#### Exercise task
Gather up every line that includes the string "this".

#### Extracted information
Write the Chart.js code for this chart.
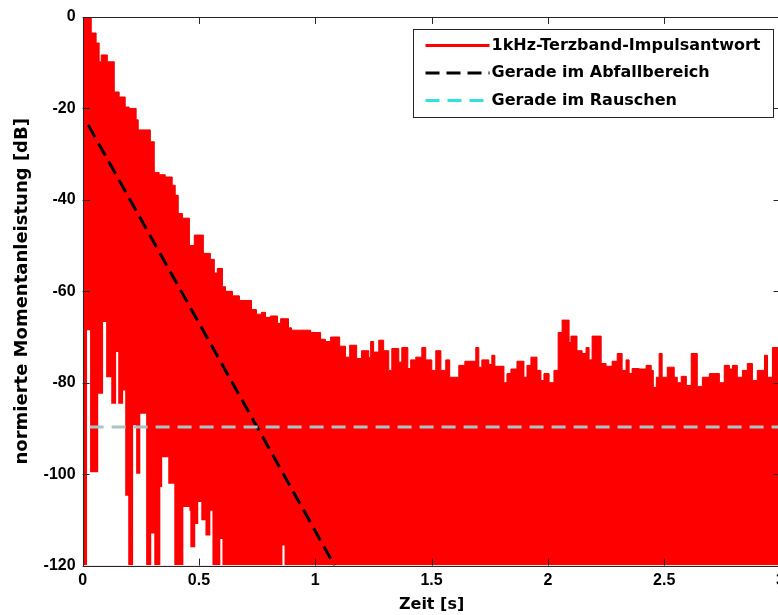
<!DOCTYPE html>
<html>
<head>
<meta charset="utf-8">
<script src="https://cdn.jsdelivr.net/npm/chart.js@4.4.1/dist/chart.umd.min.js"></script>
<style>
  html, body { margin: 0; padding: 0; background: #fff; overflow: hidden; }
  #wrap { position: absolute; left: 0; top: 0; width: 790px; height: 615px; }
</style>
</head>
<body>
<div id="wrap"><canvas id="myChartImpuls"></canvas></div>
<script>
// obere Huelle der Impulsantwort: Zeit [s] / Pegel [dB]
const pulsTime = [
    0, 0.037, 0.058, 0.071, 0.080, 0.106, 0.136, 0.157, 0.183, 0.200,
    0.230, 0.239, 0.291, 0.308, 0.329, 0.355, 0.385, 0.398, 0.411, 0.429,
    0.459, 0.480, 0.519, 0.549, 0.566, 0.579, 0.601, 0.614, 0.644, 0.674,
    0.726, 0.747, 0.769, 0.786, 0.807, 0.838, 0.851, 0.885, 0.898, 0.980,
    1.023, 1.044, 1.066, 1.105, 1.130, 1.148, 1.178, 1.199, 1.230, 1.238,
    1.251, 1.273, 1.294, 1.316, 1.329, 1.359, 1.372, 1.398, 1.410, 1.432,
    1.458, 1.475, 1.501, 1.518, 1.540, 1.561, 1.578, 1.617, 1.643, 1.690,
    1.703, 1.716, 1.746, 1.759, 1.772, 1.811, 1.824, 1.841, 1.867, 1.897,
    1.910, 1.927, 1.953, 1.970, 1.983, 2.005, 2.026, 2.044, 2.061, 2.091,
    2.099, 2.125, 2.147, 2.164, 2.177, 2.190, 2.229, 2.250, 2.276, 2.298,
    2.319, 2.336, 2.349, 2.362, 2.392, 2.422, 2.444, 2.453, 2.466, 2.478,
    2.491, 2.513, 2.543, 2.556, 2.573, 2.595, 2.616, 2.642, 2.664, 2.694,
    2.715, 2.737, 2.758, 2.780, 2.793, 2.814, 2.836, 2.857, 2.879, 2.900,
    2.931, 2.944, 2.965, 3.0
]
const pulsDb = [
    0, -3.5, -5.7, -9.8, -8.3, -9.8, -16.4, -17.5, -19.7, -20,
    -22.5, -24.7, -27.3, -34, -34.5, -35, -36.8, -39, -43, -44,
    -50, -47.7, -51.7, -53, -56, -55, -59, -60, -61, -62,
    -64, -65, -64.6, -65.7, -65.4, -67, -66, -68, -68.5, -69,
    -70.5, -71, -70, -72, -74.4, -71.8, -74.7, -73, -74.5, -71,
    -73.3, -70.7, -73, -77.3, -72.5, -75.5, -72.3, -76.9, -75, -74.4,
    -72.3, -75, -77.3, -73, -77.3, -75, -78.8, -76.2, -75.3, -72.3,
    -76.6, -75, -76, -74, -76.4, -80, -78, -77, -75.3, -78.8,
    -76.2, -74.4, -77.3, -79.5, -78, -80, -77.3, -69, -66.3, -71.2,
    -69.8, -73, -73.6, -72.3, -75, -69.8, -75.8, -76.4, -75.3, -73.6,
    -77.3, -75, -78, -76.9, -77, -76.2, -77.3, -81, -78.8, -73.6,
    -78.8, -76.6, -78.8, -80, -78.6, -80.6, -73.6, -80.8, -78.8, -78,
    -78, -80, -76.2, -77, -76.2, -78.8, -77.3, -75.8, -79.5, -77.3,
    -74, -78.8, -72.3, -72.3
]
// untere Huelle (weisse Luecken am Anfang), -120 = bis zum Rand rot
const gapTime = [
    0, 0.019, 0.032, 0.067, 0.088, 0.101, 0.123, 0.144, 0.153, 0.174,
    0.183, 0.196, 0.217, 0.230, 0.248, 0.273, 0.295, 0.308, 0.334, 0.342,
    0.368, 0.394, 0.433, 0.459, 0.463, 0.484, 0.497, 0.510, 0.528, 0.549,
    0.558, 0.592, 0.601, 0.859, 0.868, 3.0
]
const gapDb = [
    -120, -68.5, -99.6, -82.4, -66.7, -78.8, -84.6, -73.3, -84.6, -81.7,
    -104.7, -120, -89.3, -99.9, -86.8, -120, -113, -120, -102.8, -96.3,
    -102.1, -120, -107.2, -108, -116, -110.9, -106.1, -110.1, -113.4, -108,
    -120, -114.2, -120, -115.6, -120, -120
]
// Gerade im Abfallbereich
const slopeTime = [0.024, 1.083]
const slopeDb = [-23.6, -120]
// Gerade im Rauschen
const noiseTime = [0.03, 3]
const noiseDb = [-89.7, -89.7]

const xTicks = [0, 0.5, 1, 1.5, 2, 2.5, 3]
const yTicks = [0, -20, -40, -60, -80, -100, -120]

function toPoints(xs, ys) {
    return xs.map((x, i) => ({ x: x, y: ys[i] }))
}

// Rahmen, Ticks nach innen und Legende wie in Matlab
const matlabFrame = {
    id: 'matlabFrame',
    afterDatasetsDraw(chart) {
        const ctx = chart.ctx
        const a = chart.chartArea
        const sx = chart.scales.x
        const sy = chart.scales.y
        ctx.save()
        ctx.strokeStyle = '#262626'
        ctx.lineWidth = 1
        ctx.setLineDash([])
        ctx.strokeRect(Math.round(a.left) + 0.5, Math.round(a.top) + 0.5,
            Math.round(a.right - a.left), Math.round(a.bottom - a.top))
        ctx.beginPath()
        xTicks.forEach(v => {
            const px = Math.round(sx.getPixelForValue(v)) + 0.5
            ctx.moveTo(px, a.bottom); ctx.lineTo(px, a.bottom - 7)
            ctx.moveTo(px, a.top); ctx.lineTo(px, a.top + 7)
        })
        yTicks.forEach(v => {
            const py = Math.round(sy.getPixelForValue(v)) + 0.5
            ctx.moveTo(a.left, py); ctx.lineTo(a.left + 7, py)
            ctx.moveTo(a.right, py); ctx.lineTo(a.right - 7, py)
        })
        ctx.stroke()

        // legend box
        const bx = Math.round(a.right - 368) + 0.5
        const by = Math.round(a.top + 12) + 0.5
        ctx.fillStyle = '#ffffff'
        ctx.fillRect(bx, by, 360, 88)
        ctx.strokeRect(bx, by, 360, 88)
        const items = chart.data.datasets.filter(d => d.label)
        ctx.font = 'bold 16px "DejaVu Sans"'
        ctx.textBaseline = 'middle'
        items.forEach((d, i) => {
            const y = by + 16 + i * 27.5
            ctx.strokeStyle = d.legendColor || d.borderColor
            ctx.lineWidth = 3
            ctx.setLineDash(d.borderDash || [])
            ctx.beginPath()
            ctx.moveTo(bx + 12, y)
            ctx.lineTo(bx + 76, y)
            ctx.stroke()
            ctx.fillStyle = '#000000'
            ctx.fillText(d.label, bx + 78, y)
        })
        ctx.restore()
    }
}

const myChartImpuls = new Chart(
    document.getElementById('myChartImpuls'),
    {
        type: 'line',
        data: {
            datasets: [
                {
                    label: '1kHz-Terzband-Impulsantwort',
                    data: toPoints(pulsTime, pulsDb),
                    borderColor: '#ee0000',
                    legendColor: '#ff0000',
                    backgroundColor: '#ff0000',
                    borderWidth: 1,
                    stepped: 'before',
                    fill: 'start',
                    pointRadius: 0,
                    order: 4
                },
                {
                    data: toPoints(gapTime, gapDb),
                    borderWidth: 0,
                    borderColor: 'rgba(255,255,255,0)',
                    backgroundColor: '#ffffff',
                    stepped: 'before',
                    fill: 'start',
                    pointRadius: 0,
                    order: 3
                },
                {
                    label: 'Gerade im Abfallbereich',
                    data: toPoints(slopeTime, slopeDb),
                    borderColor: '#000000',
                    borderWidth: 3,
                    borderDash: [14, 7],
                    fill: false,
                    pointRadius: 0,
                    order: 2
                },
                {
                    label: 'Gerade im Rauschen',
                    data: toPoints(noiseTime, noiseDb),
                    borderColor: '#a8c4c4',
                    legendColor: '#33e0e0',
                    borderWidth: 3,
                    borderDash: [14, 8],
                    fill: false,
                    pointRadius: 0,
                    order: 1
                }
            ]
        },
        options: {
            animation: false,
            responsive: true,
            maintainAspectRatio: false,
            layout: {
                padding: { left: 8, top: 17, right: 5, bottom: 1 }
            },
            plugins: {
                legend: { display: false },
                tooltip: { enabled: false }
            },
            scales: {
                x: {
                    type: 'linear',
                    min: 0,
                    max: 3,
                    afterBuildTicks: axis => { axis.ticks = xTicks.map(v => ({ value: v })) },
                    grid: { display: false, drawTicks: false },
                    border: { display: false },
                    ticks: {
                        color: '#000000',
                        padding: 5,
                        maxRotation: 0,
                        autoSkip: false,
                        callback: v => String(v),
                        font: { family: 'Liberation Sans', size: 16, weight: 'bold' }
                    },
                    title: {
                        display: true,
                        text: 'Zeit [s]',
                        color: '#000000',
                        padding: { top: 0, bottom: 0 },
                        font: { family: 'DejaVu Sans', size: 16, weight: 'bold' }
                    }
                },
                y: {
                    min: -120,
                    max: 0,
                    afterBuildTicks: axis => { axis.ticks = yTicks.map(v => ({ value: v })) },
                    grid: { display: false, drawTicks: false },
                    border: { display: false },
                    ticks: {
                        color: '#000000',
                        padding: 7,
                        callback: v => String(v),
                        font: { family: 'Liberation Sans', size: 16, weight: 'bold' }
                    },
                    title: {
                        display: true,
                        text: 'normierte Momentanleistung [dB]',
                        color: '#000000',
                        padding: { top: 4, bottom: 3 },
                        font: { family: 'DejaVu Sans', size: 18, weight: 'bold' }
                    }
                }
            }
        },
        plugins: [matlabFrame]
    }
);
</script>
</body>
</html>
...
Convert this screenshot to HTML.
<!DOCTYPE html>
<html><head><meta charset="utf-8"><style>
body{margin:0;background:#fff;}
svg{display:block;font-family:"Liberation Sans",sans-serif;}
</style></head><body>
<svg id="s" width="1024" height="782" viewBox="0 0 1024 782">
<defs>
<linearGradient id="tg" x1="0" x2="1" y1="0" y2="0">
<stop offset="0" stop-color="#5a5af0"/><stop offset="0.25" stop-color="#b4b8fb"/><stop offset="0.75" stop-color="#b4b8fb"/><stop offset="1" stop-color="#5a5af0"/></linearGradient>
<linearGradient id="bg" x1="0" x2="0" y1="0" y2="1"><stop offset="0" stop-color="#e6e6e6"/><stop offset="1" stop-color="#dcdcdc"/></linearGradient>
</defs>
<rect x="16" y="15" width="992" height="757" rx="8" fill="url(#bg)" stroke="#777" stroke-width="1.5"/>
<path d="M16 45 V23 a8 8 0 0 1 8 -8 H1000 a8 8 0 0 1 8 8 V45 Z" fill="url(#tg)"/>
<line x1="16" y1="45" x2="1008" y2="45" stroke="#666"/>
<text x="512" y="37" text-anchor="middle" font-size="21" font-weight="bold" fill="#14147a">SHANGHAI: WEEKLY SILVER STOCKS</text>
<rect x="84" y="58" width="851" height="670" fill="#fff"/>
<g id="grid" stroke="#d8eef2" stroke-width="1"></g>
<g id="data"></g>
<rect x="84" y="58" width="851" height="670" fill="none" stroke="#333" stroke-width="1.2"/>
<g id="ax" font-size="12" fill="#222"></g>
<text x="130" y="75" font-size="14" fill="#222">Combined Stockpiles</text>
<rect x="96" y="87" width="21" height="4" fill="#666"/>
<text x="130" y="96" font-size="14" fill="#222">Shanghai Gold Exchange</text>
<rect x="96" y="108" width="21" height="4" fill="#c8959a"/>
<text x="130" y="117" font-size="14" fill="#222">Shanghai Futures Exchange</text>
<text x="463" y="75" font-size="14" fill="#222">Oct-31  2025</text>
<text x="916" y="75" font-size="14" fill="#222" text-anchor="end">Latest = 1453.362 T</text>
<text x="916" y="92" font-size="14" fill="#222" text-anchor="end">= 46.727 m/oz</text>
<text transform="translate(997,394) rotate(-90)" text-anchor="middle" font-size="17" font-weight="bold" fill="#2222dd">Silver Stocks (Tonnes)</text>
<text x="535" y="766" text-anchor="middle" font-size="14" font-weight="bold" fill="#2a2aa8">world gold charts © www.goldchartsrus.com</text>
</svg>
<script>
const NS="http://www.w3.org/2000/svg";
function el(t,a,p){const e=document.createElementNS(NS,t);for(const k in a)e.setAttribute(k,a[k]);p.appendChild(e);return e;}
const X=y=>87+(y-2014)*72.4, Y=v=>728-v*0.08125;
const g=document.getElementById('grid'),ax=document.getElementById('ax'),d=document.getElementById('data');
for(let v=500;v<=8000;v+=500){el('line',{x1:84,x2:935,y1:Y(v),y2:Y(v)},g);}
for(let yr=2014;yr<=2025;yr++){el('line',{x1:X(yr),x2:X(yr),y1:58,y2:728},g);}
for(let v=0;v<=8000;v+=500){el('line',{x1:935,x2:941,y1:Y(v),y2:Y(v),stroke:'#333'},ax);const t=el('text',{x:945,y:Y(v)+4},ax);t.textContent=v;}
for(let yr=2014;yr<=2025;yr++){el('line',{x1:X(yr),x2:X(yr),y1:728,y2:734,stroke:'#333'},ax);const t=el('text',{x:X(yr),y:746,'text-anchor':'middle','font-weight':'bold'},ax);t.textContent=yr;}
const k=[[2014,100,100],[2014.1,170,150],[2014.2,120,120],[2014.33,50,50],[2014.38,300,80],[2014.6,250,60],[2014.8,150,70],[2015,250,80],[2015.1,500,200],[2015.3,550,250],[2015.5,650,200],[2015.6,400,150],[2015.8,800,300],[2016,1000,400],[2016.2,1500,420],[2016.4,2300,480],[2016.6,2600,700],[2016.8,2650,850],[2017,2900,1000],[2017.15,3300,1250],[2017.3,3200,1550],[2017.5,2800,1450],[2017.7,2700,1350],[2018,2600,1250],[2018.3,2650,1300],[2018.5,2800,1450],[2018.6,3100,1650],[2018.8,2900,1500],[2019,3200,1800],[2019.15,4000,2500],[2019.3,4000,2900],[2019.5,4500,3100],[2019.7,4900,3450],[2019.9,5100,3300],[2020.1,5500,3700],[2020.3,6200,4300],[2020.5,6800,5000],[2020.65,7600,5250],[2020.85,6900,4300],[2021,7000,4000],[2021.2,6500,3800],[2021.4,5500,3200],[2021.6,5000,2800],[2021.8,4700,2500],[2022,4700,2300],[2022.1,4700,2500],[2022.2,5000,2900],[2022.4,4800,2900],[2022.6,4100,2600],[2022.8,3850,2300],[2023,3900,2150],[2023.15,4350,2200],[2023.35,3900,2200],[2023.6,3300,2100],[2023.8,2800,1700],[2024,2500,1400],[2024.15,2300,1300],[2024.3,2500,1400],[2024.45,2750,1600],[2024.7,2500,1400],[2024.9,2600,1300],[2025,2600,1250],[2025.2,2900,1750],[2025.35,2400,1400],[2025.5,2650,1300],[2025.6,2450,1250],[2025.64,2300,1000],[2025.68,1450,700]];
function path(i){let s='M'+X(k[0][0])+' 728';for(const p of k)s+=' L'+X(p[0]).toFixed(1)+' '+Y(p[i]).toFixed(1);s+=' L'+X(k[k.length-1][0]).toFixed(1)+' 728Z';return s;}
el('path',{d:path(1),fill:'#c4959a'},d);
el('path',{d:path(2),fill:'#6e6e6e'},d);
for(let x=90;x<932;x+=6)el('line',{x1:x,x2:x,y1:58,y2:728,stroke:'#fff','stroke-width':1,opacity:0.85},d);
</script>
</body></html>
* * *
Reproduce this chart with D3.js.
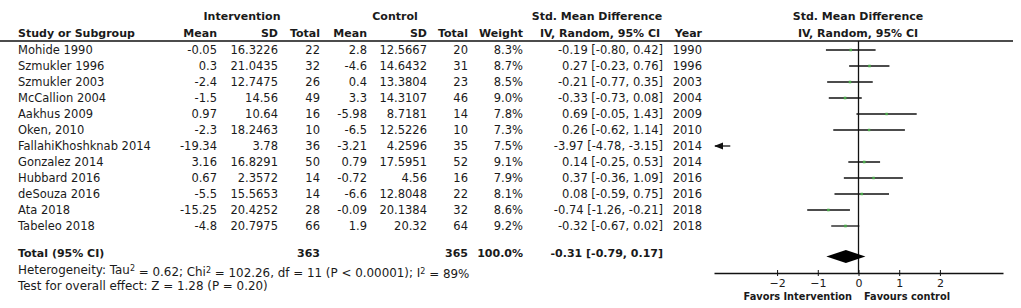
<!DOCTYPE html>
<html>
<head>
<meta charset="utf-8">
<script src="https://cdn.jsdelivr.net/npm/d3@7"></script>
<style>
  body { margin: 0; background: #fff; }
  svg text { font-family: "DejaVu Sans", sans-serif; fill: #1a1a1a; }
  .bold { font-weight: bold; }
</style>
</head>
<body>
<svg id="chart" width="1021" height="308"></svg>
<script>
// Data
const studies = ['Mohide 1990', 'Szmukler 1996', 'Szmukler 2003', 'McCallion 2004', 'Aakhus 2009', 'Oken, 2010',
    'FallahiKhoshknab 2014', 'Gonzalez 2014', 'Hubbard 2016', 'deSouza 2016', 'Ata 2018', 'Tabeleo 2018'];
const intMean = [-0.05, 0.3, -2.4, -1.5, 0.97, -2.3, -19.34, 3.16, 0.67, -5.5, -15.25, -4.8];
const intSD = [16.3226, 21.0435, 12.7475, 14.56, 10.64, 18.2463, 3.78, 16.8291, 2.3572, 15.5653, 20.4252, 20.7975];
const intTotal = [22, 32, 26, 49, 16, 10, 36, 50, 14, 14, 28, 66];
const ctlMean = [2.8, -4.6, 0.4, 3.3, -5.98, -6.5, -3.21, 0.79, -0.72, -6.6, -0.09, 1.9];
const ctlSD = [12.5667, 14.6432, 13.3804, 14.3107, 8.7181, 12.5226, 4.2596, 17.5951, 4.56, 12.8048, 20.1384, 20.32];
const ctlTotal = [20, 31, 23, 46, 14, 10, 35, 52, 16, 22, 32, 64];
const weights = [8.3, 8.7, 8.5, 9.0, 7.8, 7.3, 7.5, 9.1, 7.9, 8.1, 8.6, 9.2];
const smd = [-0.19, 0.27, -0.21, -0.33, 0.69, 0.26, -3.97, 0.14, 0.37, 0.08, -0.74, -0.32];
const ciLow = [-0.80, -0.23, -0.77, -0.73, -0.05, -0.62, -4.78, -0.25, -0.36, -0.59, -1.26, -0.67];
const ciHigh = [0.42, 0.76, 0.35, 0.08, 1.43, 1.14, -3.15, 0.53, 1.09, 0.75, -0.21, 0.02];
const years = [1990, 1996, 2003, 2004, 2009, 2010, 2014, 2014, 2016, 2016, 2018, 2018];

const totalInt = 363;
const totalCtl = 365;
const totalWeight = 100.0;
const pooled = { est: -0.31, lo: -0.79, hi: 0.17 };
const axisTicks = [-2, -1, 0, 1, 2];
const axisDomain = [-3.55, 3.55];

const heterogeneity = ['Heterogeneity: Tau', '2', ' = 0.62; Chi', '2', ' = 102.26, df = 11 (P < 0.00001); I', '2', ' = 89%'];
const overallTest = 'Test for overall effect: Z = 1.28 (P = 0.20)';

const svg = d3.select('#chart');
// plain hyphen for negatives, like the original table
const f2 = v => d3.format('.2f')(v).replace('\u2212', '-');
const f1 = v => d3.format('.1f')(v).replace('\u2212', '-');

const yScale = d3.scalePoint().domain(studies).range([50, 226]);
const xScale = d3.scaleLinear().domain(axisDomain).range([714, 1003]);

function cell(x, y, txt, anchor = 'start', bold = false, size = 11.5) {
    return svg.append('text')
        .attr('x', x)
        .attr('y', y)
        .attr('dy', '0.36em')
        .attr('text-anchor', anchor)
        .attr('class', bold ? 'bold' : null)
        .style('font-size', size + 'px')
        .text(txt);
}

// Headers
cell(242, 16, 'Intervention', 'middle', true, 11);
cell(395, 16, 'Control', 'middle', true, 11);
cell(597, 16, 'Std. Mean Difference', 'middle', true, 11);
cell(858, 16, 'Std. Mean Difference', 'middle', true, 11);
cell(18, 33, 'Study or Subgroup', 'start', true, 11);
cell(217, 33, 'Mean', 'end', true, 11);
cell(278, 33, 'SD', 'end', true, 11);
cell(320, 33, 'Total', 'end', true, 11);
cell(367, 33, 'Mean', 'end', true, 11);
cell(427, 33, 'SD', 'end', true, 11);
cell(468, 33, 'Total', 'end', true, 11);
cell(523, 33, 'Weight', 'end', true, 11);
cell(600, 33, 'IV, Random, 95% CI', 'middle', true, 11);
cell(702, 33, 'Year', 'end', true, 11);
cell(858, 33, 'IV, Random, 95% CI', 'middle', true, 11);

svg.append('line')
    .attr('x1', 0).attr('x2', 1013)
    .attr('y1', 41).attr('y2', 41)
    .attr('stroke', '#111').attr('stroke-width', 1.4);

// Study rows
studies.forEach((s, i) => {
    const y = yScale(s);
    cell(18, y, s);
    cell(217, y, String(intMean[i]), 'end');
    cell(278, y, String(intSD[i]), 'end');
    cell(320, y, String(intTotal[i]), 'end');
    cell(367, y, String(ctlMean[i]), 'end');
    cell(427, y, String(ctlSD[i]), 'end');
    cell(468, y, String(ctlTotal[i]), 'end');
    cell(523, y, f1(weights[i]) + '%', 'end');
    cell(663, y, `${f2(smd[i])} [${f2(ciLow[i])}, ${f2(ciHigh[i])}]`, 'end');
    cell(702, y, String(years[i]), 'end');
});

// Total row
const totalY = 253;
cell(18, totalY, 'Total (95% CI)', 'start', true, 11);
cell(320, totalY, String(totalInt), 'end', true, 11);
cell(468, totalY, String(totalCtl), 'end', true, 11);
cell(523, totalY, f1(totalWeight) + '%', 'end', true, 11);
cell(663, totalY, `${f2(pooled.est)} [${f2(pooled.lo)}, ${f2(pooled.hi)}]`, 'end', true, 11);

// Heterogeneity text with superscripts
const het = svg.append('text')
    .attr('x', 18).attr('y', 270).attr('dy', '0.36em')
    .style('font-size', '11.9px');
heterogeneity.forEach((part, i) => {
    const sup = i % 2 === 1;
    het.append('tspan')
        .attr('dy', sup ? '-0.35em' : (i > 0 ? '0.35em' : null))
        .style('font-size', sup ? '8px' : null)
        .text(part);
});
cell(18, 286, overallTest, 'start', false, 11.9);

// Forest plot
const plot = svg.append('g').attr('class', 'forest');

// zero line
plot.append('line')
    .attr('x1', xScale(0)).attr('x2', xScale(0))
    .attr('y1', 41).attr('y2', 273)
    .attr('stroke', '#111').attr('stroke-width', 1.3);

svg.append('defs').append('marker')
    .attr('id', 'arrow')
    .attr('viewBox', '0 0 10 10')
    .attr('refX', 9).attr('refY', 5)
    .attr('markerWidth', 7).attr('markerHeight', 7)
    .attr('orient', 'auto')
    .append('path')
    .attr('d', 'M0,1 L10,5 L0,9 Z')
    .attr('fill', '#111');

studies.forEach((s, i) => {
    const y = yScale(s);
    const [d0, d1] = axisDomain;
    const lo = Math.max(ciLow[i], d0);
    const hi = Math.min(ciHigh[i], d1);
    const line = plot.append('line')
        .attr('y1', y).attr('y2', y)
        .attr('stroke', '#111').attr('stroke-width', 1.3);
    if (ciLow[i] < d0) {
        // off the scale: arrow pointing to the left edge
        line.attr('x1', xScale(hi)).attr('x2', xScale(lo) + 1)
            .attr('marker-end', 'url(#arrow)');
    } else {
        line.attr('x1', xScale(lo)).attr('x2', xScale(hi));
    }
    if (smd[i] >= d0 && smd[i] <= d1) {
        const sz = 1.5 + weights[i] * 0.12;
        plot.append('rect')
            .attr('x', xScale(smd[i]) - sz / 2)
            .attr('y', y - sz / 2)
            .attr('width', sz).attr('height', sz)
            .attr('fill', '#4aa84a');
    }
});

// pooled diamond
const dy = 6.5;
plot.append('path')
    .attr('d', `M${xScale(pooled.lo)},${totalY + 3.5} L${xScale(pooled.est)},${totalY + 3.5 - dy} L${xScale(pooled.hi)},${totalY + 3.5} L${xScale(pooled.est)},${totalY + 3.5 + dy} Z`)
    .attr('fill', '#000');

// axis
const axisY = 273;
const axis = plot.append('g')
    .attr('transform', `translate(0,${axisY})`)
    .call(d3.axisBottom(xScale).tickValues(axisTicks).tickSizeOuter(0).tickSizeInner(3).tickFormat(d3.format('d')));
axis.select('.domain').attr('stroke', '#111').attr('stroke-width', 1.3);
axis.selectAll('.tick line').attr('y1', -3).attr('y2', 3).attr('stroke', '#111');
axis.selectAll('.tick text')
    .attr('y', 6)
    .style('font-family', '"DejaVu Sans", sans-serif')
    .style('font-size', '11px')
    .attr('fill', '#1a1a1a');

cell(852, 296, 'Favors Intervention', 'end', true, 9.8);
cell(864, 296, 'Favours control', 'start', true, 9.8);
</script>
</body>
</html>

#### Expected answer
Write the Chart.js code for this chart.
Convert this screenshot to HTML.
Reproduce this chart with D3.js.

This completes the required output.